> [GIVEN PROBLEM]: Produce a word-for-word copy of the listing below without its pictures.
** begin DATASET RECORDS **
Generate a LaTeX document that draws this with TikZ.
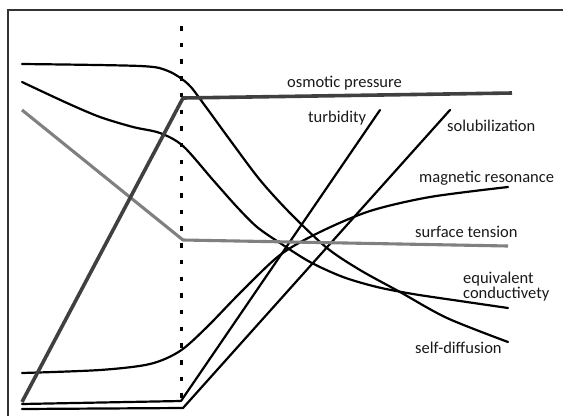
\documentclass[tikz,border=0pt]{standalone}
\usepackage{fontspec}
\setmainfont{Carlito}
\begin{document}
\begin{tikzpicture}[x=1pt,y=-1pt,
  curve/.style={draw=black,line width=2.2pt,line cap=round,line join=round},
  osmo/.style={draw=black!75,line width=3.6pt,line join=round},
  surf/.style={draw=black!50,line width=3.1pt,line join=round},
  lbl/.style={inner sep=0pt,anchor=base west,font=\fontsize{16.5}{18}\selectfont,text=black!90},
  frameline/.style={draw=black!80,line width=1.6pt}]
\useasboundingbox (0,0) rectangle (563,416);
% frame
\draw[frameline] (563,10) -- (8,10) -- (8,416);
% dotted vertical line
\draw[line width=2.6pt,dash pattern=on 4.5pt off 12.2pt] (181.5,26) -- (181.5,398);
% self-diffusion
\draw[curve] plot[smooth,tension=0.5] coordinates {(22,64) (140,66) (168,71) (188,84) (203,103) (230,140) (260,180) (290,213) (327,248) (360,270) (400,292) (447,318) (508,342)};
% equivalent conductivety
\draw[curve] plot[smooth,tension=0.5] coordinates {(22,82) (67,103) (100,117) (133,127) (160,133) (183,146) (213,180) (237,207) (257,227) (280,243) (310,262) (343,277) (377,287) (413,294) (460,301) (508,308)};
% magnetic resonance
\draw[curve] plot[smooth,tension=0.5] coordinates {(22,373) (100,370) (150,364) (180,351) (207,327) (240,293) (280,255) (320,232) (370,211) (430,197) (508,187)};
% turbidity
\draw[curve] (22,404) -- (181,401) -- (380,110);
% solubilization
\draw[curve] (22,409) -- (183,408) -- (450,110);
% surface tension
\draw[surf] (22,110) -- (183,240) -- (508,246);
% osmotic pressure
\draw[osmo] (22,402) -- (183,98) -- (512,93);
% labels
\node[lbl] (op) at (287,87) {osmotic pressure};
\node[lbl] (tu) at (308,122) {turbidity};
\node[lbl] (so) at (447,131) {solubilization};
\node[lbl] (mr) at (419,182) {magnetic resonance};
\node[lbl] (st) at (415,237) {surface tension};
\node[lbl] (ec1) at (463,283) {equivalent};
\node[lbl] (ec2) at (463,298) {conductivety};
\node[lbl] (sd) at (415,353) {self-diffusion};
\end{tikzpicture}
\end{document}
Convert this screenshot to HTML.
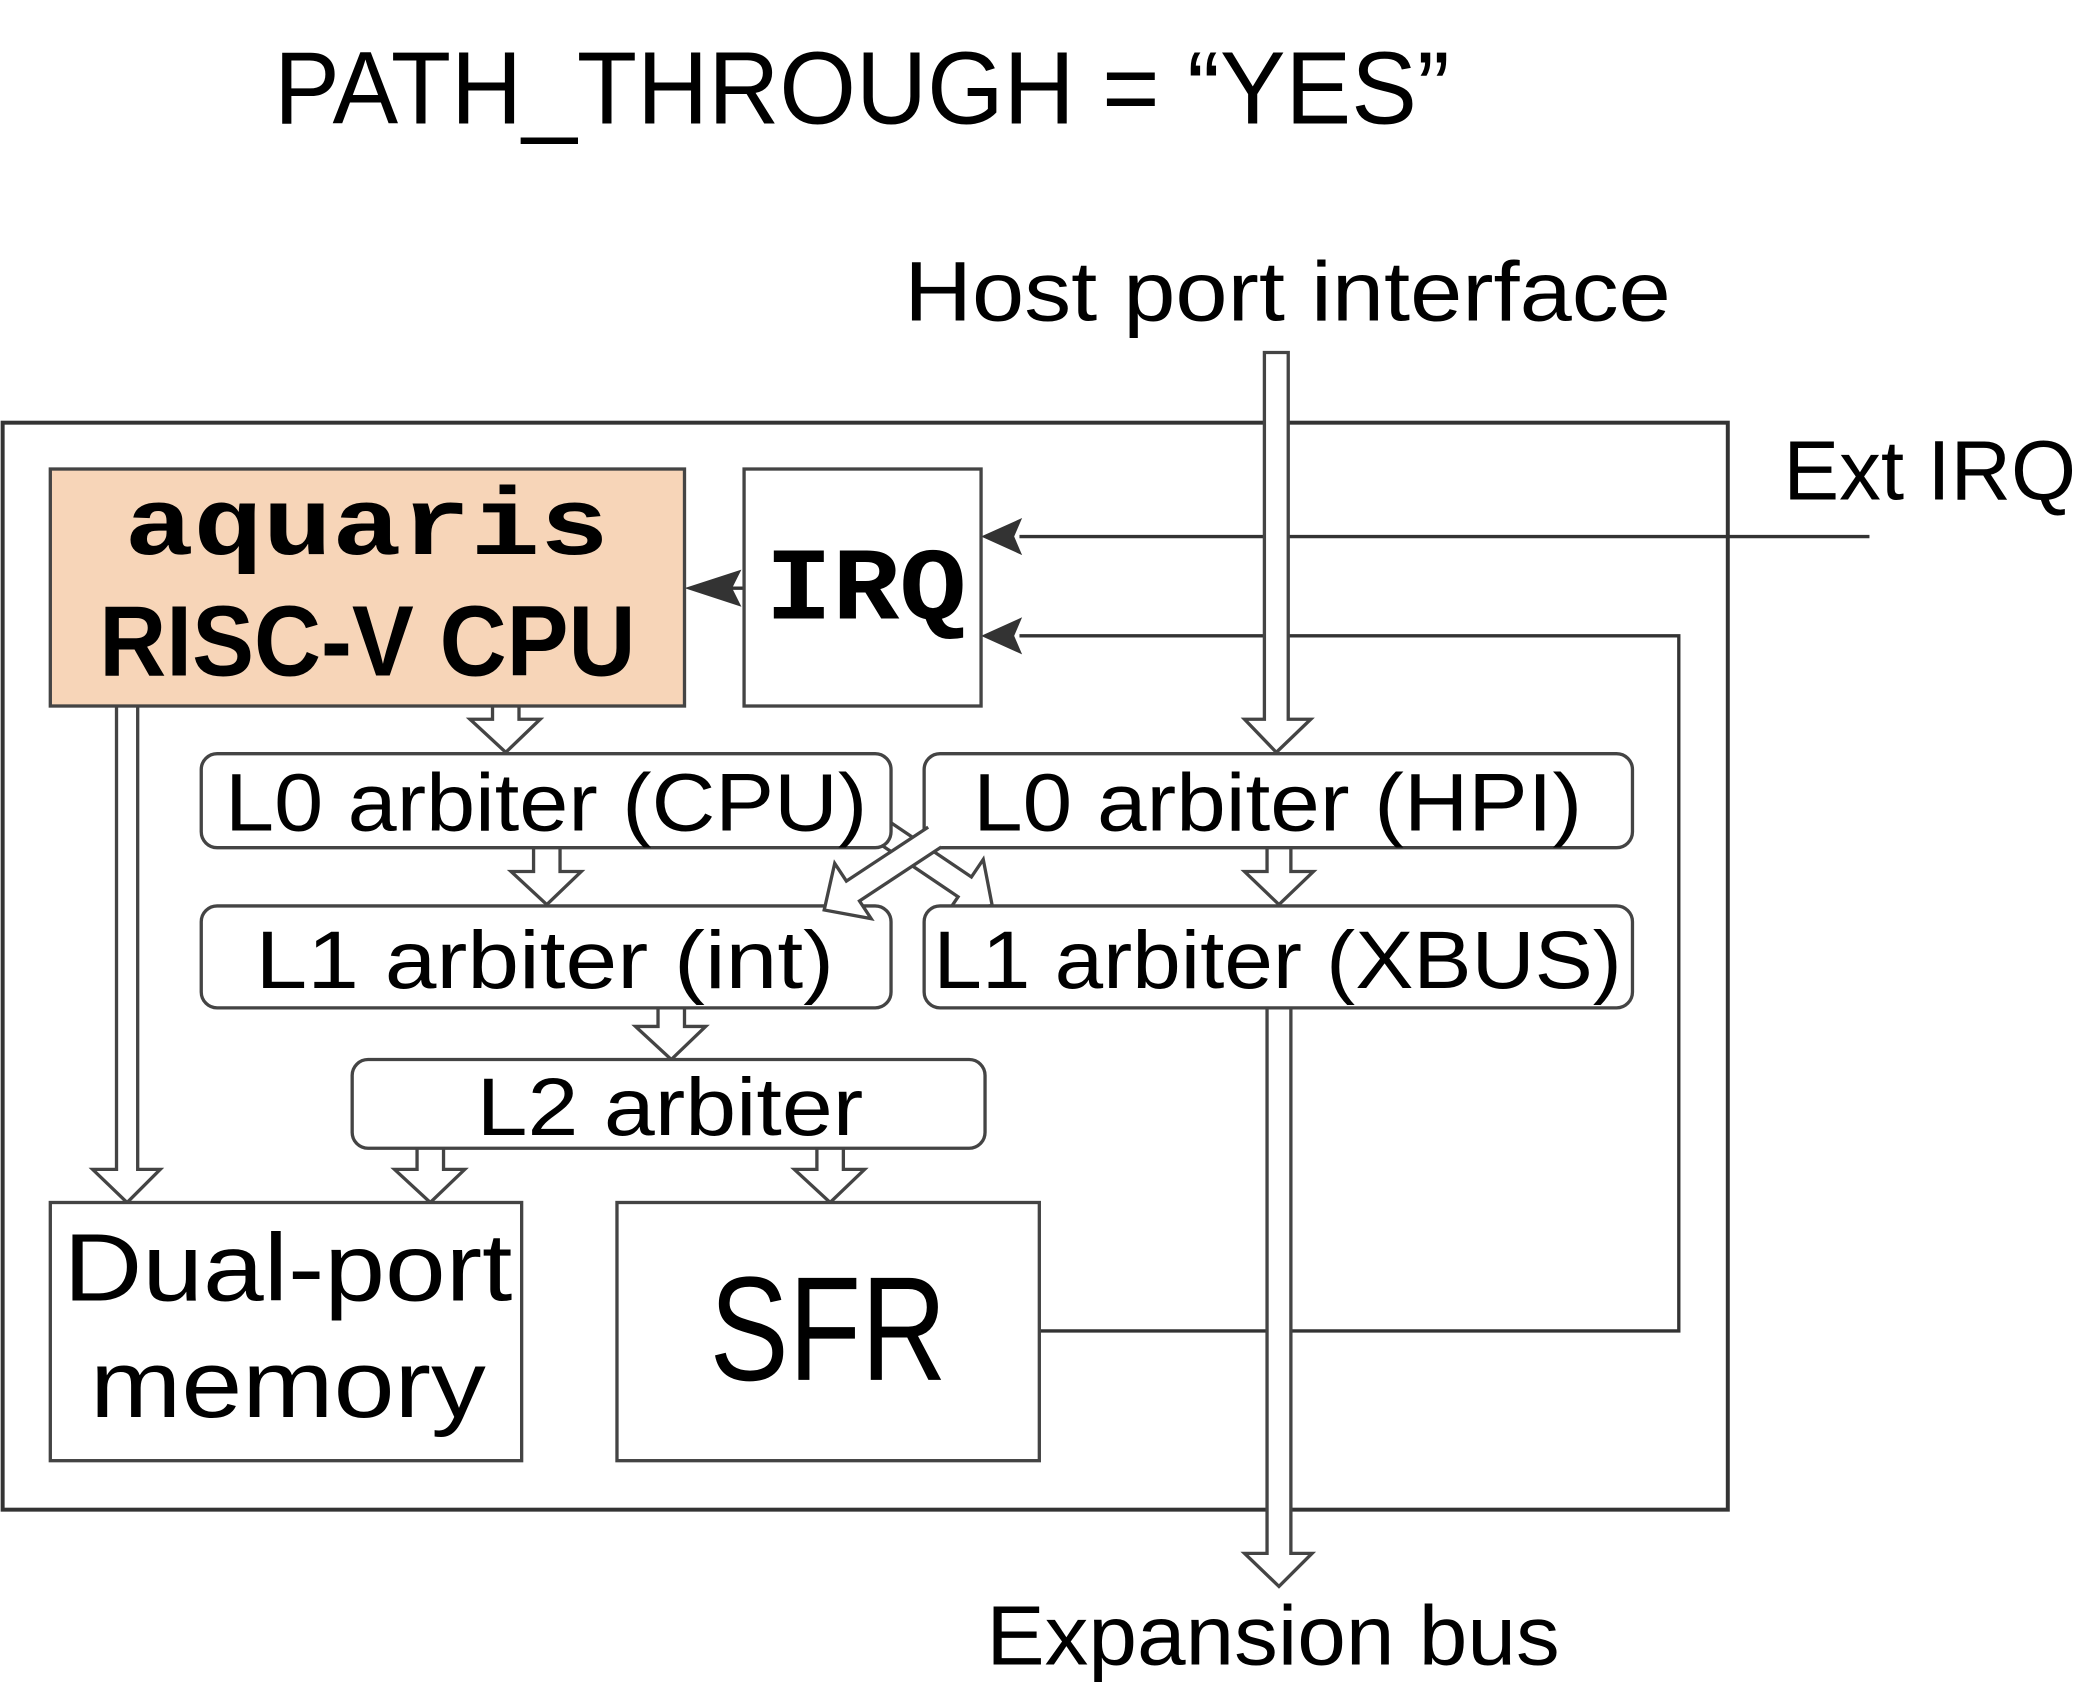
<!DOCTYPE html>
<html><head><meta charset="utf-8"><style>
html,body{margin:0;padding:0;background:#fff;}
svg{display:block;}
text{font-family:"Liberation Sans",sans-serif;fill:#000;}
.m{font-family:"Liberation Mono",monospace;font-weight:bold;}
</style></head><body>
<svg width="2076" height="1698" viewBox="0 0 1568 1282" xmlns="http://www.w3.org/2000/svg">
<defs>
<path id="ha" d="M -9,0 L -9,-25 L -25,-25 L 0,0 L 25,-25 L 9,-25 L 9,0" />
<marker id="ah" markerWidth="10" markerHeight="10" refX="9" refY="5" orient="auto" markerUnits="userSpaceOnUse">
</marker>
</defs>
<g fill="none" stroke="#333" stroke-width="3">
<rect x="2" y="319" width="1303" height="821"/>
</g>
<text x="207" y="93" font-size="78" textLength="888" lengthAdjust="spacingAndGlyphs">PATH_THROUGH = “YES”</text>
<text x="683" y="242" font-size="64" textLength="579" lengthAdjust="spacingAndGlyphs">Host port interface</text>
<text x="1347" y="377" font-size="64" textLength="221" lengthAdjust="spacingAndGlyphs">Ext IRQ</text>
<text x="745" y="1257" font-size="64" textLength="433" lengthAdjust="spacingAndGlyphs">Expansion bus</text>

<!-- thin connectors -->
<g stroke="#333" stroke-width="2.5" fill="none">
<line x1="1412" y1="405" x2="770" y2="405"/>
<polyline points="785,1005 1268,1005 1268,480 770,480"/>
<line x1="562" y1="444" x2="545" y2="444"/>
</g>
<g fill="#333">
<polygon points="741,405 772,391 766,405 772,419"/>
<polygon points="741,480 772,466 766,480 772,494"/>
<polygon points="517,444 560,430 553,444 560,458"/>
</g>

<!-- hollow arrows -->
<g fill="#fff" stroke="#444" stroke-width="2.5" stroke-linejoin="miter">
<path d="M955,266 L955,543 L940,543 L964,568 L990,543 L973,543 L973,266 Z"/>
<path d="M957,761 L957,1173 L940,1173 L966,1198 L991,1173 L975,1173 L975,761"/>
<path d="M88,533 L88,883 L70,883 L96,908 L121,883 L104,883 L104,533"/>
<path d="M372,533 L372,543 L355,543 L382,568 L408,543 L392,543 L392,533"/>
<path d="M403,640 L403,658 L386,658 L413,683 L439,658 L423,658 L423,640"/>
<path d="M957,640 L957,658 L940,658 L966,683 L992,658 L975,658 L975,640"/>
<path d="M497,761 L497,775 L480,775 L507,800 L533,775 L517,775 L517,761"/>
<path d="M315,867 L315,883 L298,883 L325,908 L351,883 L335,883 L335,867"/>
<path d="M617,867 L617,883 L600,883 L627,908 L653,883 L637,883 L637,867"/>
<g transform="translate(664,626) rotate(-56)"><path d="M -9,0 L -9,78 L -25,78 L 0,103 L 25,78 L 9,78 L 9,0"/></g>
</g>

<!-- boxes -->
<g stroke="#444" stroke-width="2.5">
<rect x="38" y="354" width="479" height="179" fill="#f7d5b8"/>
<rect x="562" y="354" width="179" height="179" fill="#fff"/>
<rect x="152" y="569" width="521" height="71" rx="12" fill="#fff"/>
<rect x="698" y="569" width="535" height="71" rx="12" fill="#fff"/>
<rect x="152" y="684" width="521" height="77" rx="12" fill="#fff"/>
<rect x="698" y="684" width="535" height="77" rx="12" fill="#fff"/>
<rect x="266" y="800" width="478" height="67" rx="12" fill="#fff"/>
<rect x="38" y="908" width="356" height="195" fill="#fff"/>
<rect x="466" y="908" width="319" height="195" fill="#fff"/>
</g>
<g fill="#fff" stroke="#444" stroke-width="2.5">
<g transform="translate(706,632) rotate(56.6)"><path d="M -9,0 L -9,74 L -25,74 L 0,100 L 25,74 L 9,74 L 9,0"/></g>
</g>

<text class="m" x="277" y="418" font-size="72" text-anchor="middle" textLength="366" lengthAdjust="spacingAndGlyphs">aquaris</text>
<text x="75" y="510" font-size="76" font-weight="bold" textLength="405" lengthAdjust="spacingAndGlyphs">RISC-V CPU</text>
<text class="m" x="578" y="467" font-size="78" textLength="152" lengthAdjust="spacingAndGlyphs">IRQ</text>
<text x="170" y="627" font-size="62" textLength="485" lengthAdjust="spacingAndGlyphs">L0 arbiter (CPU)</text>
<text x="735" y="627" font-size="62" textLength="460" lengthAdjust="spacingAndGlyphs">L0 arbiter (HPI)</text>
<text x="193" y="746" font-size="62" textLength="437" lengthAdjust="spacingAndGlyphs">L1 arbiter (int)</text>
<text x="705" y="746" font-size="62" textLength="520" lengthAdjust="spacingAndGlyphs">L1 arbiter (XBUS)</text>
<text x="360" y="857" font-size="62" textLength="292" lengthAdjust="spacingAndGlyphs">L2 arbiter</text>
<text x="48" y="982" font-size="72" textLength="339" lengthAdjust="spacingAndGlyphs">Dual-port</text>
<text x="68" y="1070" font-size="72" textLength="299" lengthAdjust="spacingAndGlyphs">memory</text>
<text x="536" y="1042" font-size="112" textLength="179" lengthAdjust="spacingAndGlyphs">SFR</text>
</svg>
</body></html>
** end DATASET RECORDS **
> [TASK ANSWER]:
Generate a LaTeX document that draws this with TikZ.
\documentclass[tikz,border=0pt]{standalone}
\usepackage{fontspec}
\setmainfont{Carlito}
\begin{document}
\begin{tikzpicture}[x=1pt,y=-1pt,
  curve/.style={draw=black,line width=2.2pt,line cap=round,line join=round},
  osmo/.style={draw=black!75,line width=3.6pt,line join=round},
  surf/.style={draw=black!50,line width=3.1pt,line join=round},
  lbl/.style={inner sep=0pt,anchor=base west,font=\fontsize{16.5}{18}\selectfont,text=black!90},
  frameline/.style={draw=black!80,line width=1.6pt}]
\useasboundingbox (0,0) rectangle (563,416);
% frame
\draw[frameline] (563,10) -- (8,10) -- (8,416);
% dotted vertical line
\draw[line width=2.6pt,dash pattern=on 4.5pt off 12.2pt] (181.5,26) -- (181.5,398);
% self-diffusion
\draw[curve] plot[smooth,tension=0.5] coordinates {(22,64) (140,66) (168,71) (188,84) (203,103) (230,140) (260,180) (290,213) (327,248) (360,270) (400,292) (447,318) (508,342)};
% equivalent conductivety
\draw[curve] plot[smooth,tension=0.5] coordinates {(22,82) (67,103) (100,117) (133,127) (160,133) (183,146) (213,180) (237,207) (257,227) (280,243) (310,262) (343,277) (377,287) (413,294) (460,301) (508,308)};
% magnetic resonance
\draw[curve] plot[smooth,tension=0.5] coordinates {(22,373) (100,370) (150,364) (180,351) (207,327) (240,293) (280,255) (320,232) (370,211) (430,197) (508,187)};
% turbidity
\draw[curve] (22,404) -- (181,401) -- (380,110);
% solubilization
\draw[curve] (22,409) -- (183,408) -- (450,110);
% surface tension
\draw[surf] (22,110) -- (183,240) -- (508,246);
% osmotic pressure
\draw[osmo] (22,402) -- (183,98) -- (512,93);
% labels
\node[lbl] (op) at (287,87) {osmotic pressure};
\node[lbl] (tu) at (308,122) {turbidity};
\node[lbl] (so) at (447,131) {solubilization};
\node[lbl] (mr) at (419,182) {magnetic resonance};
\node[lbl] (st) at (415,237) {surface tension};
\node[lbl] (ec1) at (463,283) {equivalent};
\node[lbl] (ec2) at (463,298) {conductivety};
\node[lbl] (sd) at (415,353) {self-diffusion};
\end{tikzpicture}
\end{document}
Convert this screenshot to HTML.
<!DOCTYPE html>
<html><head><meta charset="utf-8"><style>
html,body{margin:0;padding:0;background:#fff;}
svg{display:block;}
text{font-family:"Liberation Sans",sans-serif;fill:#000;}
.m{font-family:"Liberation Mono",monospace;font-weight:bold;}
</style></head><body>
<svg width="2076" height="1698" viewBox="0 0 1568 1282" xmlns="http://www.w3.org/2000/svg">
<defs>
<path id="ha" d="M -9,0 L -9,-25 L -25,-25 L 0,0 L 25,-25 L 9,-25 L 9,0" />
<marker id="ah" markerWidth="10" markerHeight="10" refX="9" refY="5" orient="auto" markerUnits="userSpaceOnUse">
</marker>
</defs>
<g fill="none" stroke="#333" stroke-width="3">
<rect x="2" y="319" width="1303" height="821"/>
</g>
<text x="207" y="93" font-size="78" textLength="888" lengthAdjust="spacingAndGlyphs">PATH_THROUGH = “YES”</text>
<text x="683" y="242" font-size="64" textLength="579" lengthAdjust="spacingAndGlyphs">Host port interface</text>
<text x="1347" y="377" font-size="64" textLength="221" lengthAdjust="spacingAndGlyphs">Ext IRQ</text>
<text x="745" y="1257" font-size="64" textLength="433" lengthAdjust="spacingAndGlyphs">Expansion bus</text>

<!-- thin connectors -->
<g stroke="#333" stroke-width="2.5" fill="none">
<line x1="1412" y1="405" x2="770" y2="405"/>
<polyline points="785,1005 1268,1005 1268,480 770,480"/>
<line x1="562" y1="444" x2="545" y2="444"/>
</g>
<g fill="#333">
<polygon points="741,405 772,391 766,405 772,419"/>
<polygon points="741,480 772,466 766,480 772,494"/>
<polygon points="517,444 560,430 553,444 560,458"/>
</g>

<!-- hollow arrows -->
<g fill="#fff" stroke="#444" stroke-width="2.5" stroke-linejoin="miter">
<path d="M955,266 L955,543 L940,543 L964,568 L990,543 L973,543 L973,266 Z"/>
<path d="M957,761 L957,1173 L940,1173 L966,1198 L991,1173 L975,1173 L975,761"/>
<path d="M88,533 L88,883 L70,883 L96,908 L121,883 L104,883 L104,533"/>
<path d="M372,533 L372,543 L355,543 L382,568 L408,543 L392,543 L392,533"/>
<path d="M403,640 L403,658 L386,658 L413,683 L439,658 L423,658 L423,640"/>
<path d="M957,640 L957,658 L940,658 L966,683 L992,658 L975,658 L975,640"/>
<path d="M497,761 L497,775 L480,775 L507,800 L533,775 L517,775 L517,761"/>
<path d="M315,867 L315,883 L298,883 L325,908 L351,883 L335,883 L335,867"/>
<path d="M617,867 L617,883 L600,883 L627,908 L653,883 L637,883 L637,867"/>
<g transform="translate(664,626) rotate(-56)"><path d="M -9,0 L -9,78 L -25,78 L 0,103 L 25,78 L 9,78 L 9,0"/></g>
</g>

<!-- boxes -->
<g stroke="#444" stroke-width="2.5">
<rect x="38" y="354" width="479" height="179" fill="#f7d5b8"/>
<rect x="562" y="354" width="179" height="179" fill="#fff"/>
<rect x="152" y="569" width="521" height="71" rx="12" fill="#fff"/>
<rect x="698" y="569" width="535" height="71" rx="12" fill="#fff"/>
<rect x="152" y="684" width="521" height="77" rx="12" fill="#fff"/>
<rect x="698" y="684" width="535" height="77" rx="12" fill="#fff"/>
<rect x="266" y="800" width="478" height="67" rx="12" fill="#fff"/>
<rect x="38" y="908" width="356" height="195" fill="#fff"/>
<rect x="466" y="908" width="319" height="195" fill="#fff"/>
</g>
<g fill="#fff" stroke="#444" stroke-width="2.5">
<g transform="translate(706,632) rotate(56.6)"><path d="M -9,0 L -9,74 L -25,74 L 0,100 L 25,74 L 9,74 L 9,0"/></g>
</g>

<text class="m" x="277" y="418" font-size="72" text-anchor="middle" textLength="366" lengthAdjust="spacingAndGlyphs">aquaris</text>
<text x="75" y="510" font-size="76" font-weight="bold" textLength="405" lengthAdjust="spacingAndGlyphs">RISC-V CPU</text>
<text class="m" x="578" y="467" font-size="78" textLength="152" lengthAdjust="spacingAndGlyphs">IRQ</text>
<text x="170" y="627" font-size="62" textLength="485" lengthAdjust="spacingAndGlyphs">L0 arbiter (CPU)</text>
<text x="735" y="627" font-size="62" textLength="460" lengthAdjust="spacingAndGlyphs">L0 arbiter (HPI)</text>
<text x="193" y="746" font-size="62" textLength="437" lengthAdjust="spacingAndGlyphs">L1 arbiter (int)</text>
<text x="705" y="746" font-size="62" textLength="520" lengthAdjust="spacingAndGlyphs">L1 arbiter (XBUS)</text>
<text x="360" y="857" font-size="62" textLength="292" lengthAdjust="spacingAndGlyphs">L2 arbiter</text>
<text x="48" y="982" font-size="72" textLength="339" lengthAdjust="spacingAndGlyphs">Dual-port</text>
<text x="68" y="1070" font-size="72" textLength="299" lengthAdjust="spacingAndGlyphs">memory</text>
<text x="536" y="1042" font-size="112" textLength="179" lengthAdjust="spacingAndGlyphs">SFR</text>
</svg>
</body></html>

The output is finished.